*Stated problem*. Copy out the whole listing exactly as written, leaving the pictures behind.

*Raw data*.
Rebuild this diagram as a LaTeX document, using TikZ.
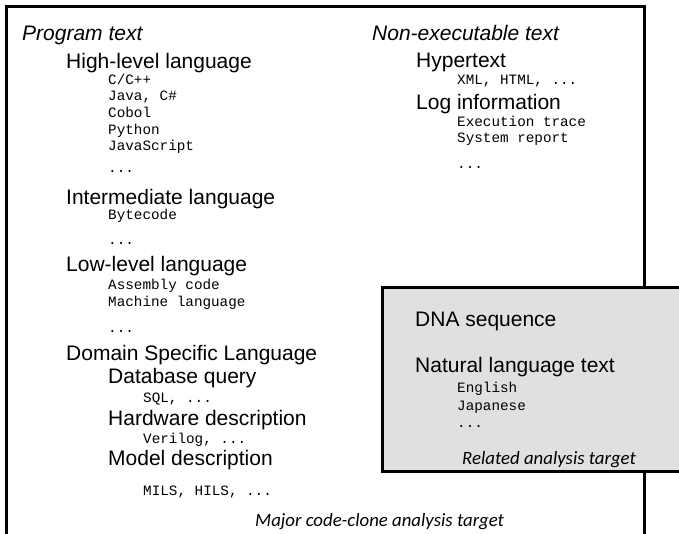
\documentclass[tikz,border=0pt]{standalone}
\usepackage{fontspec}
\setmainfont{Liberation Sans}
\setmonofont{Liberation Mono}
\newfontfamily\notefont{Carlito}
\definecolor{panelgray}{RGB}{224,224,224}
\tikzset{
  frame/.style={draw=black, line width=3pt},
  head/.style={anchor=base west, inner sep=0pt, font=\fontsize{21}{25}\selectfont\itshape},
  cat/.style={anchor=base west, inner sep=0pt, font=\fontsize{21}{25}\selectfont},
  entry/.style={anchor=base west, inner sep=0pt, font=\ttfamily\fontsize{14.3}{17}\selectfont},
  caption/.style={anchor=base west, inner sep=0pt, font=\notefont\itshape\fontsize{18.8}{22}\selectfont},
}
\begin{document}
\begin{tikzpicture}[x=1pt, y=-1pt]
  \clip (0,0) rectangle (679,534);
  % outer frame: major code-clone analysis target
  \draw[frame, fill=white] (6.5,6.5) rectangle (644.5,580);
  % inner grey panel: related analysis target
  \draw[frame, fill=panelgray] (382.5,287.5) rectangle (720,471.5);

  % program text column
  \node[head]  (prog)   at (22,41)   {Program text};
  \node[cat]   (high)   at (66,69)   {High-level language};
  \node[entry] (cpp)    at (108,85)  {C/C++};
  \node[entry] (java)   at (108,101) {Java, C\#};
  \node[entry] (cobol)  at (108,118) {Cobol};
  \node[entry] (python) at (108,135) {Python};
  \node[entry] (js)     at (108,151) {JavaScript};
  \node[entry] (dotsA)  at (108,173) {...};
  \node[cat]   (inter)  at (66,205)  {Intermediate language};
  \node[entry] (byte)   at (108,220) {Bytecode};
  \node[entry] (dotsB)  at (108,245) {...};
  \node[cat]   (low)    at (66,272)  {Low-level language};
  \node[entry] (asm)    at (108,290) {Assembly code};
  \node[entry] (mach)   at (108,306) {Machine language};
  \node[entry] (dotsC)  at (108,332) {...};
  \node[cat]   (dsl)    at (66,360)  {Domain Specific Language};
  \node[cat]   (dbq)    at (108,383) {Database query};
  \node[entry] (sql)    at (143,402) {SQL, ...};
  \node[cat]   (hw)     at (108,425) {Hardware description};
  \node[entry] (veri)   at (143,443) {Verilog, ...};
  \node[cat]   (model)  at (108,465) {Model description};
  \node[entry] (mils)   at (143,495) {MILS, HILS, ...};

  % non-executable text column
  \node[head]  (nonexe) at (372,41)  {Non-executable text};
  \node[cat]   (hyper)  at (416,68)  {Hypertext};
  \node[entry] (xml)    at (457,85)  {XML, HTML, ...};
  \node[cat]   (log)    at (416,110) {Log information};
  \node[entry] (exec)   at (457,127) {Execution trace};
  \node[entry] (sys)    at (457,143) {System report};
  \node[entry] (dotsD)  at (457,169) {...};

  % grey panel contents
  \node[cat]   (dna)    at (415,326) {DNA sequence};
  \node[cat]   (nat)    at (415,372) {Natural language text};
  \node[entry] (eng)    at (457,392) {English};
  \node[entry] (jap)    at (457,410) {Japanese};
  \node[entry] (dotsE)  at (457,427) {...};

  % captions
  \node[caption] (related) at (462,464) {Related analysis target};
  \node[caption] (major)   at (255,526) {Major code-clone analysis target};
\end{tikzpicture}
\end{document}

*Exercise solution*.
Rebuild this diagram as a LaTeX document, using TikZ.
\documentclass[tikz,border=0pt]{standalone}
\usepackage{fontspec}
\setmainfont{Liberation Sans}
\setmonofont{Liberation Mono}
\newfontfamily\notefont{Carlito}
\definecolor{panelgray}{RGB}{224,224,224}
\tikzset{
  frame/.style={draw=black, line width=3pt},
  head/.style={anchor=base west, inner sep=0pt, font=\fontsize{21}{25}\selectfont\itshape},
  cat/.style={anchor=base west, inner sep=0pt, font=\fontsize{21}{25}\selectfont},
  entry/.style={anchor=base west, inner sep=0pt, font=\ttfamily\fontsize{14.3}{17}\selectfont},
  caption/.style={anchor=base west, inner sep=0pt, font=\notefont\itshape\fontsize{18.8}{22}\selectfont},
}
\begin{document}
\begin{tikzpicture}[x=1pt, y=-1pt]
  \clip (0,0) rectangle (679,534);
  % outer frame: major code-clone analysis target
  \draw[frame, fill=white] (6.5,6.5) rectangle (644.5,580);
  % inner grey panel: related analysis target
  \draw[frame, fill=panelgray] (382.5,287.5) rectangle (720,471.5);

  % program text column
  \node[head]  (prog)   at (22,41)   {Program text};
  \node[cat]   (high)   at (66,69)   {High-level language};
  \node[entry] (cpp)    at (108,85)  {C/C++};
  \node[entry] (java)   at (108,101) {Java, C\#};
  \node[entry] (cobol)  at (108,118) {Cobol};
  \node[entry] (python) at (108,135) {Python};
  \node[entry] (js)     at (108,151) {JavaScript};
  \node[entry] (dotsA)  at (108,173) {...};
  \node[cat]   (inter)  at (66,205)  {Intermediate language};
  \node[entry] (byte)   at (108,220) {Bytecode};
  \node[entry] (dotsB)  at (108,245) {...};
  \node[cat]   (low)    at (66,272)  {Low-level language};
  \node[entry] (asm)    at (108,290) {Assembly code};
  \node[entry] (mach)   at (108,306) {Machine language};
  \node[entry] (dotsC)  at (108,332) {...};
  \node[cat]   (dsl)    at (66,360)  {Domain Specific Language};
  \node[cat]   (dbq)    at (108,383) {Database query};
  \node[entry] (sql)    at (143,402) {SQL, ...};
  \node[cat]   (hw)     at (108,425) {Hardware description};
  \node[entry] (veri)   at (143,443) {Verilog, ...};
  \node[cat]   (model)  at (108,465) {Model description};
  \node[entry] (mils)   at (143,495) {MILS, HILS, ...};

  % non-executable text column
  \node[head]  (nonexe) at (372,41)  {Non-executable text};
  \node[cat]   (hyper)  at (416,68)  {Hypertext};
  \node[entry] (xml)    at (457,85)  {XML, HTML, ...};
  \node[cat]   (log)    at (416,110) {Log information};
  \node[entry] (exec)   at (457,127) {Execution trace};
  \node[entry] (sys)    at (457,143) {System report};
  \node[entry] (dotsD)  at (457,169) {...};

  % grey panel contents
  \node[cat]   (dna)    at (415,326) {DNA sequence};
  \node[cat]   (nat)    at (415,372) {Natural language text};
  \node[entry] (eng)    at (457,392) {English};
  \node[entry] (jap)    at (457,410) {Japanese};
  \node[entry] (dotsE)  at (457,427) {...};

  % captions
  \node[caption] (related) at (462,464) {Related analysis target};
  \node[caption] (major)   at (255,526) {Major code-clone analysis target};
\end{tikzpicture}
\end{document}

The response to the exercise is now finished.